Она сидела в деревенской комнате, слева от нее сидел Иван Григорьевич, напротив стоял Степан. Раздался звук разбитого стекла – это упал стакан, который Иван Григорьевич задел рукой, когда поворачивался.
И тут же фигура у печки словно бы взорвалась и разлетелась на части. Иван Григорьевич даже не понял, что произошло, зато его выученное тело среагировало моментально – он бросился наперерез Степану, повалил его своей тяжестью: прижал к полу и руку, откинутую в сторону, и вялую дрожащую грудь, и голову прижал – ухом к половицам. На него пахнуло перегаром.
Степан даже не делал попыток освободиться, он только сильно дрожал. Что это была за дрожь! Ивана Григорьевича подбрасывало, такая она была сильная.
– Вы арестованы, Степан, – повторял Турчанинов. – Сумасшедший алкоголик, вы меня самого чуть с ума не свели!
– Она жива! – шипел Горбачев. – Господи, Лола! Я ничего ей не сделаю, мне нужно с ней поговорить!
– Это Марина Королева!
– Она сказала, что любила его! Она призналась!
– Да, я его любила, – повторила Марина. – Я вспомнила.
– Кого? Сергеева? – с пола спросил Турчанинов.
Дрожь под ним стала мягче, Степан теперь дышал мелко, кажется, даже скулил.
Иван Григорьевич подождал немного, потом ослабил давление. Степан лежал на полу, не двигаясь. Турчанинов встал, вполголоса выругался.
– Дело не в отце! – зло сказал он. – Теперь все понятно. Марина тоже влюбилась в этого синеглазого. Ну еще бы! Он преподаватель, она студентка. Он – жиголо, она – богачка. Вот он и засомневался. Зачем тянуть деньги с жены миллионера, если можно охмурить дочь? Их отношения – единственное, чего не знала Лола. Поэтому и вы, Степан, не узнали. Ну какой этот Сергеев подлец! Я вам даже благодарен за то, что вы его прикончили.
Степан лежал на полу и плакал навзрыд. Марина сидела за столом, прикрыв лицо рукой. Теперь она видела лес, и видела двух человек, стоящих недалеко друг от друга. Они не обнимались, а просто стояли и смотрели на нее.
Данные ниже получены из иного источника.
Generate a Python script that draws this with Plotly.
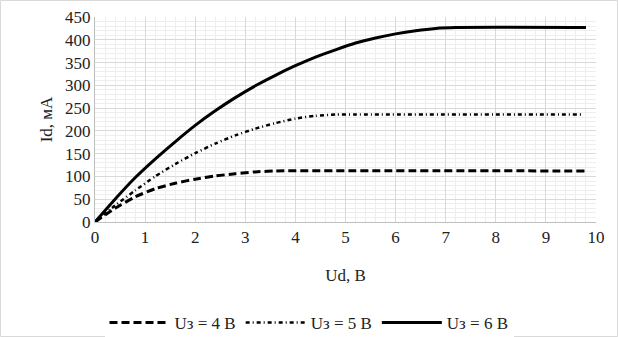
import plotly.graph_objects as go

ud_6 = [0, 0.4, 0.8, 1.2, 1.6, 2.0, 2.4, 2.8, 3.2, 3.6, 4.0, 4.4, 4.8, 5.2, 5.6, 6.0, 6.4, 6.8, 7.2, 9.8]
id_6 = [0, 50, 97, 138, 176, 212, 244, 273, 299, 322, 343, 362, 378, 393, 404, 413, 420, 425, 427, 427]

ud_5 = [0, 0.4, 0.8, 1.2, 1.6, 2.0, 2.4, 2.8, 3.2, 3.6, 4.0, 4.4, 4.8, 5.2, 9.75]
id_5 = [0, 36, 69, 100, 127, 151, 172, 190, 205, 217, 227, 233, 236, 236, 236]

ud_4 = [0, 0.4, 0.8, 1.2, 1.6, 2.0, 2.4, 2.8, 3.2, 3.6, 9.8]
id_4 = [0, 30, 55, 73, 85, 94, 101, 106, 110, 112, 112]

names = ["Uз = 4 В", "Uз = 5 В", "Uз = 6 В"]
x_ticks = list(range(0, 11))
y_ticks = list(range(0, 451, 50))

fig = go.Figure()
fig.add_trace(go.Scatter(x=ud_4, y=id_4, mode="lines", name=names[0],
                         line=dict(color="black", width=3, dash="8px,4px", shape="spline", smoothing=0.6)))
fig.add_trace(go.Scatter(x=ud_5, y=id_5, mode="lines", name=names[1],
                         line=dict(color="black", width=2.5, dash="4px,3px,1px,3px", shape="spline", smoothing=0.6)))
fig.add_trace(go.Scatter(x=ud_6, y=id_6, mode="lines", name=names[2],
                         line=dict(color="black", width=3, shape="spline", smoothing=0.6)))

font = dict(family="Liberation Serif, serif", size=17, color="#222")
L, R, T, B = 95, 22, 17, 115
W, H = 618, 337
pw, ph = W - L - R, H - T - B

fig.update_layout(
    width=W, height=H,
    margin=dict(l=L, r=R, t=T, b=B, autoexpand=False),
    paper_bgcolor="white", plot_bgcolor="white",
    font=font,
    showlegend=True,
    legend=dict(orientation="h", x=0.5, xanchor="center", xref="container",
                y=1 - 323 / H, yanchor="middle", yref="container",
                font=font, itemwidth=60, tracegroupgap=0),
    xaxis=dict(range=[0, 10], tickvals=x_ticks, showgrid=True, gridcolor="#d9d9d9", gridwidth=1,
               minor=dict(dtick=0.2, showgrid=True, gridcolor="#eeeeee", gridwidth=1),
               showline=True, linecolor="#bfbfbf", zeroline=False, ticks="",
               title=dict(text="Ud, В", font=font, standoff=22), tickfont=font, automargin=False),
    yaxis=dict(range=[0, 450], tickvals=y_ticks, showgrid=True, gridcolor="#d9d9d9", gridwidth=1,
               minor=dict(dtick=10, showgrid=True, gridcolor="#eeeeee", gridwidth=1),
               showline=True, linecolor="#bfbfbf", zeroline=False, ticks="",
               title=dict(text="Id, мА", font=font, standoff=8), tickfont=font, automargin=False),
)
fig.add_shape(type="rect", xref="paper", yref="paper",
              x0=-(L - 0.5) / pw, x1=(W - 0.5 - L) / pw,
              y0=(T + ph - (H - 0.5)) / ph, y1=(T + ph - 0.5) / ph,
              line=dict(color="#d9d9d9", width=1), layer="below")

fig.write_html("out.html")
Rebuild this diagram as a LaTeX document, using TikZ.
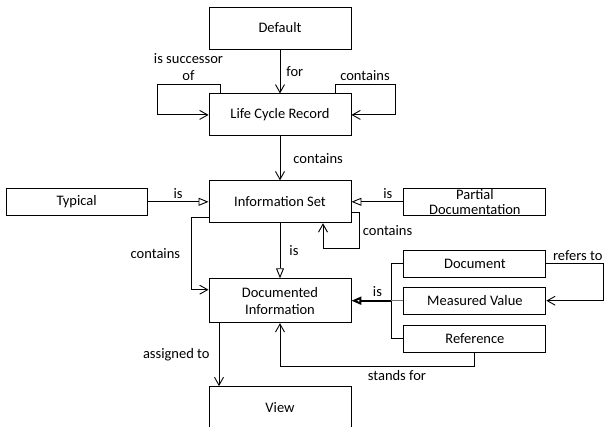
\documentclass[tikz,border=0pt]{standalone}
\usepackage{fontspec}
\setmainfont{Carlito}
\usepackage{tikz}
\usetikzlibrary{calc,positioning,arrows.meta}
\tikzset{
  entity/.style={ % image of a class box
    draw, rectangle, line width=0.9pt,
    minimum width=142pt, minimum height=42pt,
    inner sep=0pt, align=center, text=black
  },
  smallbox/.style={ % image of a flat class box
    entity, minimum height=27pt,
    font=\fontsize{14.5}{15}\selectfont
  },
  assoc/.style={ % association, open barb at the end
    draw, line width=0.9pt, -{Straight Barb[length=8pt,width=9pt]}
  },
  gen/.style={ % generalisation, hollow triangle
    draw, line width=0.9pt, -{Triangle[open,length=10pt,width=8pt]}
  },
  lbl/.style={ % connector label
    inner sep=3pt, text=black
  }
}

\begin{document}
\begin{tikzpicture}[
    x=1pt, y=1pt, font=\fontsize{14.5}{17}\selectfont, line width=0.9pt
  ]
    \useasboundingbox (0,0) rectangle (605,-426);

    \node[entity] (default) at (280,-28) {Default};
    \node[entity,below=44pt of default] (lcr) {Life Cycle Record};
    \node[entity,below=44pt of lcr] (info) {Information Set};
    \node[entity,below=55pt of info,minimum height=44pt] (docinfo) {Documented\\Information};
    \node[entity,below=63pt of docinfo,minimum height=41pt] (view) {View};
    \node[smallbox,left=61pt of info,minimum width=141pt] (typical) {Typical};
    \node[smallbox,right=52pt of info] (partial) {Partial\\Documentation};
    \node[smallbox,right=52pt of docinfo] (measured) {Measured Value};
    \node[smallbox,above=9pt of measured] (document) {Document};
    \node[smallbox,below=10pt of measured] (reference) {Reference};

    \draw[assoc] (default) -- node[lbl,right,xshift=3pt] {for} (lcr);
    \draw[assoc] ([xshift=-60pt]lcr.north) -- ++(0,9) -- node[lbl,above,align=center] {is successor\\of} ++(-63,0) |- (lcr.west);
    \draw[assoc] ([xshift=55pt]lcr.north) -- ++(0,9) -- node[lbl,above] {contains} ++(60,0) |- (lcr.east);
    \draw[assoc] (lcr) -- node[lbl,right,xshift=10pt] {contains} (info);

    \draw[gen] (typical) -- node[lbl,above] {is} (info);
    \draw[gen] (partial) -- node[lbl,above,pos=0.3] {is} (info);
    \draw[assoc] ([yshift=-11pt]info.east) -- ++(8,0) -- node[lbl,right] {contains} ++(0,-36) -| ([xshift=43pt]info.south);
    \draw[gen] (info) -- node[lbl,right,xshift=6pt] {is} (docinfo);
    \draw[assoc] ([yshift=-16pt]info.west) -- ++(-17,0) |- node[lbl,left,pos=0.25,xshift=-8pt] {contains} ([yshift=11pt]docinfo.west);

    % generalisation tree
    \coordinate[left=12pt of measured.west] (isjoin);
    \draw (document.west) -| (isjoin) |- (reference.west);
    \draw[black!55] (measured.west) -- (isjoin);
    \draw[gen,line width=2pt] (isjoin) -- node[lbl,above,pos=0.35] {is} (docinfo.east);

    \draw[assoc] (document.east) -- node[lbl,above,pos=0.55] {refers to} ++(57,0) |- (measured.east);
    \draw[assoc] (reference.south) -- ++(0,-14) -| node[lbl,below,pos=0.2] {stands for} (docinfo.south);
    \draw[assoc] ([xshift=-61pt]docinfo.south) -- node[lbl,left,xshift=-6pt] {assigned to} ([xshift=-61pt]view.north);
\end{tikzpicture}
\end{document}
«Может, я это все придумала? – почти равнодушно думала она. – И эту любовь, не дающую мне дышать, и эту ненависть, холодно струящуюся по спине? Почему они стоят так картинно, именно так, как всегда стоят покойники в фильмах? Может, это и есть кадр из какого-то фильма?»
Но впервые с момента пробуждения она смогла отделить от себя ту, другую. Марина пока не видела ее в подробностях, влажные сумерки окутали ее лицо и фигуру, но эта женщина, какой бы она ни была на самом деле, теперь все-таки стояла поодаль.
Было ясно, что она и не выйдет из тьмы, она постоит еще – беспечально и бездумно – после чего скроется в лесу навсегда.
Тем временем в комнате что-то происходило. Кажется, Степан встал, прошел к баку с водой. Стукнул стакан о металлическую стенку. Турчанинов тяжело, как старик, сел за стол рядом с ней.
– Как вы? – Он осторожно коснулся ее локтя.
Марина убрала руку от лица.
Зашумела машина, ее звук приблизился и остановился совсем рядом. Потом еще одна машина, потом еще одна. Степан посмотрел в окно.
– Там даже врачи… Врачи в Рвачах. Настоящая скороговорка… Врачи-то зачем?
– Как же вы могли продолжать преследовать Лолу, если лично убили ее тридцатого апреля? – Турчанинов вздохнул. – Без врачей теперь не обойтись. Вы сумасшедший, Степан.